Cada época tiende a reconstruir el pasado según sus patrones culturales, y Lucía Megías hace una reflexión muy pertinente sobre los peligros de interpretar la homosexualidad -y tantos otros asuntos- en el siglo XVI desde los parámetros del siglo XXI. Es cierto que en el Imperio otomano había más tolerancia con la sodomía que en el español. Pero los matices son importantes: lo que se toleraba era la relación de un hombre mayor con un chico imberbe que incluso podía vestirse con ropajes femeninos. Por eso es improbable la relación de Cervantes y el Bajá, que tenían casi la misma edad. Los defensores de esta tesis se agarran al misterio de por qué el futuro escritor lideró cuatro tentativas de fuga y escapó a la muerte, que era el castigo ejemplar que esperaba a los que intentaban huir. 
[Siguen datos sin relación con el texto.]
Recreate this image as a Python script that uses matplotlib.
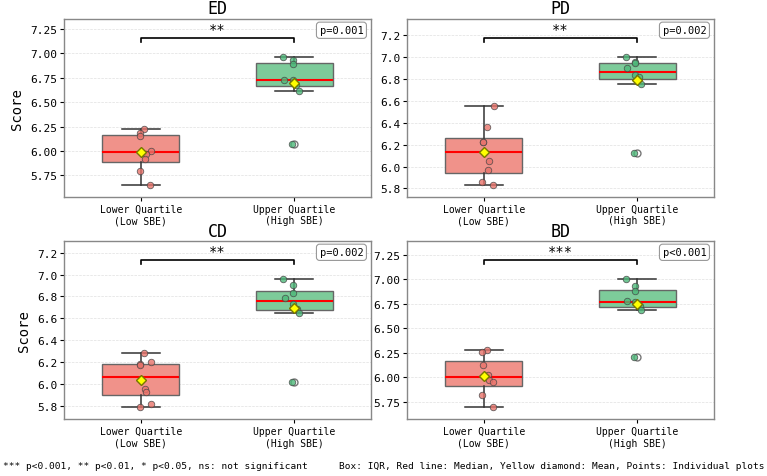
import numpy as np
import matplotlib
matplotlib.use("Agg")
from matplotlib import pyplot as plt
from matplotlib.ticker import MultipleLocator

plt.rcParams['font.family'] = ['DejaVu Sans Mono']

# Data
groups = ["Lower Quartile\n(Low SBE)", "Upper Quartile\n(High SBE)"]
panels = ["ED", "PD", "CD", "BD"]

ed_low = [6.221, 6.184, 6.153, 6.000, 5.969, 5.922, 5.796, 5.646]
ed_high = [6.959, 6.929, 6.888, 6.724, 6.724, 6.680, 6.616, 6.068]
pd_low = [6.552, 6.364, 6.227, 6.224, 6.048, 5.967, 5.861, 5.827]
pd_high = [6.997, 6.955, 6.942, 6.897, 6.839, 6.815, 6.752, 6.124]
cd_low = [6.282, 6.200, 6.182, 6.173, 5.955, 5.930, 5.818, 5.785]
cd_high = [6.955, 6.909, 6.833, 6.782, 6.730, 6.682, 6.645, 6.015]
bd_low = [6.279, 6.259, 6.129, 6.027, 5.976, 5.946, 5.813, 5.690]
bd_high = [7.000, 6.932, 6.884, 6.779, 6.765, 6.724, 6.690, 6.207]

sig_marks = ["**", "**", "**", "***"]
p_texts = ["p=0.001", "p=0.002", "p=0.002", "p<0.001"]
tick_steps = [0.25, 0.2, 0.2, 0.25]

# horizontal jitter of the points (x offsets)
jit_low = [[0.022, -0.004, -0.004, 0.066, 0.033, 0.028, -0.004, 0.063],
           [0.065, 0.022, -0.004, -0.004, 0.033, 0.028, -0.011, 0.063],
           [0.024, 0.068, -0.004, -0.002, 0.028, 0.035, 0.066, -0.004],
           [0.020, -0.009, -0.004, 0.030, 0.037, 0.063, -0.011, 0.063]]
jit_high = [[-0.070, -0.009, -0.009, -0.066, -0.011, 0.011, 0.028, -0.013],
            [-0.074, -0.017, -0.017, -0.065, -0.017, 0.013, 0.026, -0.022],
            [-0.070, -0.011, -0.011, -0.061, -0.011, 0.015, 0.028, -0.015],
            [-0.072, -0.017, -0.017, -0.065, -0.013, 0.015, 0.026, -0.022]]

data = [[ed_low, ed_high], [pd_low, pd_high], [cd_low, cd_high], [bd_low, bd_high]]

box_colors = ["#F0928A", "#7DCB9A"]
point_colors = ["#E8736B", "#4DB879"]

fig = plt.figure(figsize=(7.67, 4.77), dpi=100)
lefts = [0.0834, 0.5306, 0.0834, 0.5306]
bottoms = [0.585, 0.585, 0.1195, 0.1195]
w, h = 0.4003, 0.373

for k in range(4):
    ax = fig.add_axes([lefts[k], bottoms[k], w, h])
    low, high = data[k]
    bp = ax.boxplot([low, high], positions=[0, 1], widths=0.5, patch_artist=True,
                    showmeans=True,
                    medianprops=dict(color="red", linewidth=1.5),
                    meanprops=dict(marker="D", markerfacecolor="yellow",
                                   markeredgecolor="#777700", markersize=5.5, zorder=5),
                    whiskerprops=dict(color="#333333", linewidth=1.1),
                    capprops=dict(color="#333333", linewidth=1.1),
                    flierprops=dict(marker="o", markerfacecolor="none",
                                    markeredgecolor="#777777", markersize=5))
    for patch, c in zip(bp["boxes"], box_colors):
        patch.set_facecolor(c)
        patch.set_edgecolor("#666666")
        patch.set_linewidth(1.0)
    for i, (vals, jit) in enumerate([(low, jit_low[k]), (high, jit_high[k])]):
        ax.scatter(np.array(jit) + i, vals, s=22, color=point_colors[i],
                   edgecolor="#444444", linewidth=0.6, alpha=0.8, zorder=4)

    allv = low + high
    lo, hi = min(allv), max(allv)
    r = hi - lo
    ax.set_ylim(lo - 0.09 * r, hi + 0.3 * r)
    ax.set_xlim(-0.5, 1.5)

    # significance bracket
    yb = hi + 0.15 * r
    ax.plot([0, 0, 1, 1], [yb - 0.03 * r, yb, yb, yb - 0.03 * r], color="black", lw=1.2)
    ax.text(0.5, yb + 0.02 * r, sig_marks[k], ha="center", va="bottom", fontsize=10)
    ax.text(0.975, 0.965, p_texts[k], transform=ax.transAxes, ha="right", va="top",
            fontsize=7.5,
            bbox=dict(boxstyle="round,pad=0.3", facecolor="white", edgecolor="#999999", lw=0.8))

    ax.set_title(panels[k], fontsize=12, pad=4)
    ax.set_xticks([0, 1])
    ax.set_xticklabels(groups, fontsize=7)
    ax.yaxis.set_major_locator(MultipleLocator(tick_steps[k]))
    ax.tick_params(axis="y", labelsize=8, length=3, pad=2)
    ax.tick_params(axis="x", length=3, pad=2)
    ax.grid(axis="y", linestyle="--", color="#cccccc", linewidth=0.5, alpha=0.6)
    ax.set_axisbelow(True)
    for s in ax.spines.values():
        s.set_color("#888888")
        s.set_linewidth(1.0)
    if k in (0, 2):
        ax.set_ylabel("Score", fontsize=10)

fig.text(0.004, 0.021, "*** p<0.001, ** p<0.01, * p<0.05, ns: not significant",
         fontsize=6.8, va="center", ha="left")
fig.text(0.997, 0.021, "Box: IQR, Red line: Median, Yellow diamond: Mean, Points: Individual plots",
         fontsize=6.8, va="center", ha="right")

fig.savefig("out.png", dpi=100)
Que algo no funciona en la construcción de la relación entre Cervantes y el Bajá en la película queda en evidencia cuando al final Amenábar tiene que sacarse de la chistera -en plan comodín del público- a la Literatura -así, en mayúsculas- para resolver las dudas del joven Miguel sobre si aceptar el rescate o seguir al Bajá a Constantinopla. 

El Chueca del siglo XVI

Son también discutibles las escenas de los paseos argelinos de Cervantes, cuando su amo le concede unas horas de libertad si la historia que le ha contado le ha complacido. Contempla maravillado la tolerancia de sus calles, repletas de insinuantes efebos travestidos y barberías dedicadas al amor entre hombres. Si hacemos caso de la película, Argel era el Chueca del siglo XVI, lo cual es una banalización. La cinta hace trampas en la presentación de ese supuesto paraíso de tolerancia, adaptándolo a los estándares actuales. Por ejemplo, eleva la edad de los llamados garzones, que eran los adolescentes imberbes que asumían el papel pasivo, a los que en pantalla solo les falta llevar el carnet de identidad acreditando que tienen 18 años. ¿Por qué? Porque mostrar la realidad sobre su edad resultaría demasiado incómodo para los espectadores del siglo XXI. 
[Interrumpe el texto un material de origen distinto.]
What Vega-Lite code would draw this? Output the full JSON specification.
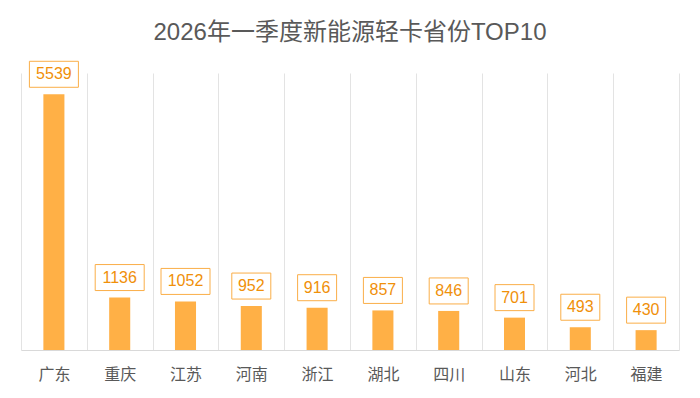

Permítanme una comparación ilustrativa, relacionada con Shakespeare, sobre cuya supuesta homosexualidad también se ha debatido largamente. En 2018 Kenneth Branagh dirigió e interpretó El último acto (el título original, All Is True, es mucho más ingenioso), sobre los años finales de Shakespeare, cuando regresó desde Londres al hogar familiar en Stratford-Upon-Avon. Apenas sabemos nada sobre ellos y la película los imagina desde el profundo conocimiento y amor por el personaje de un actor shakesperiano que se da el gustazo de interpretar a su ídolo. Una de las escenas es un reencuentro con el Earl of Southampton (al que da vida Ian McKellen). Él era el supuesto destinatario de algunos de los sonetos del bardo, una de las cumbres de la poesía amorosa. Cuando se despiden, Southampton recita el Soneto XXIX, uno de los más hermosos. Se intuye todo sin subrayar nada, se deja que el espectador interprete lo que quiera. Se llama sutileza. Amenábar en El cautivo ha renunciado a ella. 

Si en el pasado Hollywood perpetraba biopics como Noche y día, en el que Cary Grant interpretaba al gran Cole Porter, obviando cualquier referencia a su nada secreta homosexualidad, ahora hemos pasado al extremo contrario, pero seguimos dando rienda suelta a la inventiva. Hace unos meses se estrenó La última reina, una película sobre Catalina Parr, la última esposa de Enrique VIII, que es estupenda hasta que, en parte final, deciden pasarse el mínimo rigor histórico por el forro y hacen que sea ella quien mata al Rey, convirtiéndola en una suerte de feminista expeditiva. Ahora le llega el turno al Cervantes queer. «Cosas veredes, amigo Sancho…».